### [DATA SECTION]
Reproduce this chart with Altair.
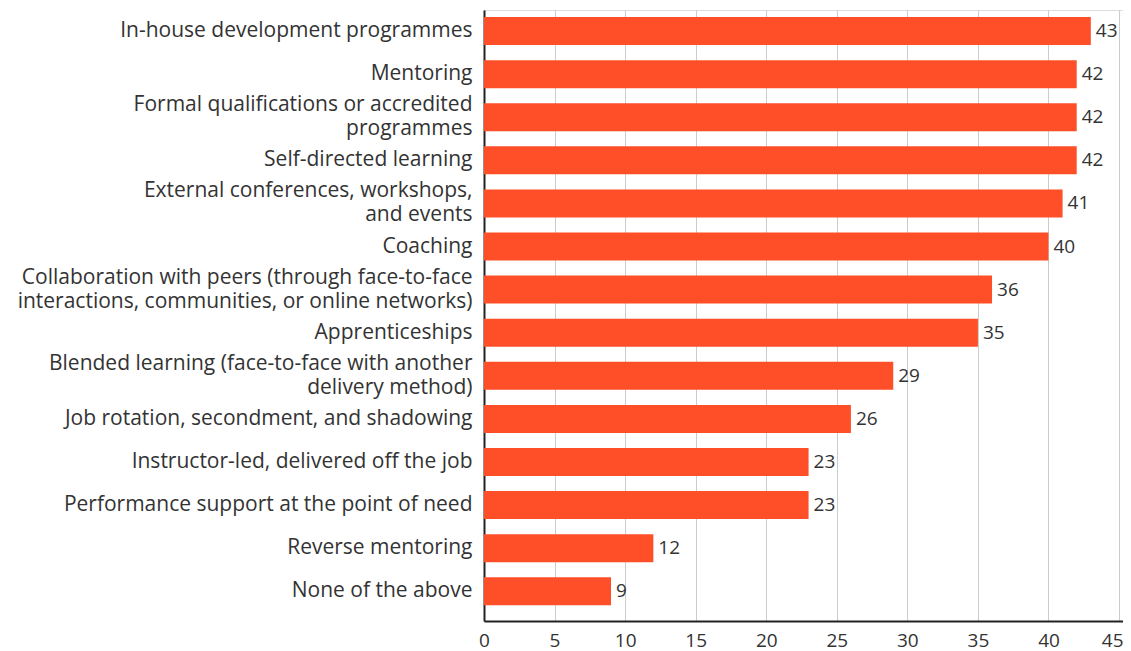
import altair as alt
import pandas as pd

categories = [
    "In-house development programmes",
    "Mentoring",
    "Formal qualifications or accredited|programmes",
    "Self-directed learning",
    "External conferences, workshops,|and events",
    "Coaching",
    "Collaboration with peers (through face-to-face|interactions, communities, or online networks)",
    "Apprenticeships",
    "Blended learning (face-to-face with another|delivery method)",
    "Job rotation, secondment, and shadowing",
    "Instructor-led, delivered off the job",
    "Performance support at the point of need",
    "Reverse mentoring",
    "None of the above",
]
values = [43, 42, 42, 42, 41, 40, 36, 35, 29, 26, 23, 23, 12, 9]
x_ticks = [0, 5, 10, 15, 20, 25, 30, 35, 40, 45]

df = pd.DataFrame({"cat": categories, "val": values})

FONT = "Open Sans"
TXT = "#333333"
BAR = "#FF4F28"

y_enc = alt.Y(
    "cat:N",
    sort=categories,
    scale=alt.Scale(paddingInner=0.35, paddingOuter=0.265, align=0.31),
    axis=alt.Axis(
        title=None,
        labelExpr="split(datum.value, '|')",
        labelFont=FONT,
        labelFontSize=21,
        labelColor=TXT,
        labelPadding=12,
        labelLineHeight=24,
        labelBaseline="middle",
        labelOffset={"condition": {"test": "indexof(datum.value, '|') >= 0", "value": -12}, "value": 0},
        labelLimit=600,
        ticks=False,
        domainColor="#222222",
        domainWidth=2,
        grid=False,
    ),
)
x_enc = alt.X(
    "val:Q",
    scale=alt.Scale(domain=[0, 45.28], nice=False),
    axis=alt.Axis(
        title=None,
        values=x_ticks,
        labelFont=FONT,
        labelFontSize=19,
        labelColor=TXT,
        labelPadding=10,
        labelAlign={"condition": {"test": "datum.value == 45", "value": "right"}, "value": "center"},
        labelOffset={"condition": {"test": "datum.value == 45", "value": 4}, "value": 0},
        ticks=False,
        domainColor="#222222",
        domainWidth=2,
        gridColor="#cccccc",
        gridWidth=1,
    ),
)

bars = alt.Chart(df).mark_bar(color=BAR).encode(x=x_enc, y=y_enc)
labels = alt.Chart(df).mark_text(
    align="left", baseline="middle", dx=5, font=FONT, fontSize=19, color=TXT
).encode(x="val:Q", y=alt.Y("cat:N", sort=categories), text="val:Q")

chart = (
    alt.layer(bars, labels)
    .properties(
        width=639,
        height=611,
        autosize=alt.AutoSizeParams(type="none"),
        padding={"left": 476, "top": 2, "right": 0, "bottom": 30},
    )
    .configure_view(stroke=None)
    .configure(background="white")
)

chart.save("out.html", embed_options={"renderer": "svg", "actions": False})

### [EXERCISE GOAL]
Please write out all the data again word for word, but not the pictures.

### [RESPONSE TO THIS TASK]
Reproduce this chart with Altair.
import altair as alt
import pandas as pd

categories = [
    "In-house development programmes",
    "Mentoring",
    "Formal qualifications or accredited|programmes",
    "Self-directed learning",
    "External conferences, workshops,|and events",
    "Coaching",
    "Collaboration with peers (through face-to-face|interactions, communities, or online networks)",
    "Apprenticeships",
    "Blended learning (face-to-face with another|delivery method)",
    "Job rotation, secondment, and shadowing",
    "Instructor-led, delivered off the job",
    "Performance support at the point of need",
    "Reverse mentoring",
    "None of the above",
]
values = [43, 42, 42, 42, 41, 40, 36, 35, 29, 26, 23, 23, 12, 9]
x_ticks = [0, 5, 10, 15, 20, 25, 30, 35, 40, 45]

df = pd.DataFrame({"cat": categories, "val": values})

FONT = "Open Sans"
TXT = "#333333"
BAR = "#FF4F28"

y_enc = alt.Y(
    "cat:N",
    sort=categories,
    scale=alt.Scale(paddingInner=0.35, paddingOuter=0.265, align=0.31),
    axis=alt.Axis(
        title=None,
        labelExpr="split(datum.value, '|')",
        labelFont=FONT,
        labelFontSize=21,
        labelColor=TXT,
        labelPadding=12,
        labelLineHeight=24,
        labelBaseline="middle",
        labelOffset={"condition": {"test": "indexof(datum.value, '|') >= 0", "value": -12}, "value": 0},
        labelLimit=600,
        ticks=False,
        domainColor="#222222",
        domainWidth=2,
        grid=False,
    ),
)
x_enc = alt.X(
    "val:Q",
    scale=alt.Scale(domain=[0, 45.28], nice=False),
    axis=alt.Axis(
        title=None,
        values=x_ticks,
        labelFont=FONT,
        labelFontSize=19,
        labelColor=TXT,
        labelPadding=10,
        labelAlign={"condition": {"test": "datum.value == 45", "value": "right"}, "value": "center"},
        labelOffset={"condition": {"test": "datum.value == 45", "value": 4}, "value": 0},
        ticks=False,
        domainColor="#222222",
        domainWidth=2,
        gridColor="#cccccc",
        gridWidth=1,
    ),
)

bars = alt.Chart(df).mark_bar(color=BAR).encode(x=x_enc, y=y_enc)
labels = alt.Chart(df).mark_text(
    align="left", baseline="middle", dx=5, font=FONT, fontSize=19, color=TXT
).encode(x="val:Q", y=alt.Y("cat:N", sort=categories), text="val:Q")

chart = (
    alt.layer(bars, labels)
    .properties(
        width=639,
        height=611,
        autosize=alt.AutoSizeParams(type="none"),
        padding={"left": 476, "top": 2, "right": 0, "bottom": 30},
    )
    .configure_view(stroke=None)
    .configure(background="white")
)

chart.save("out.html", embed_options={"renderer": "svg", "actions": False})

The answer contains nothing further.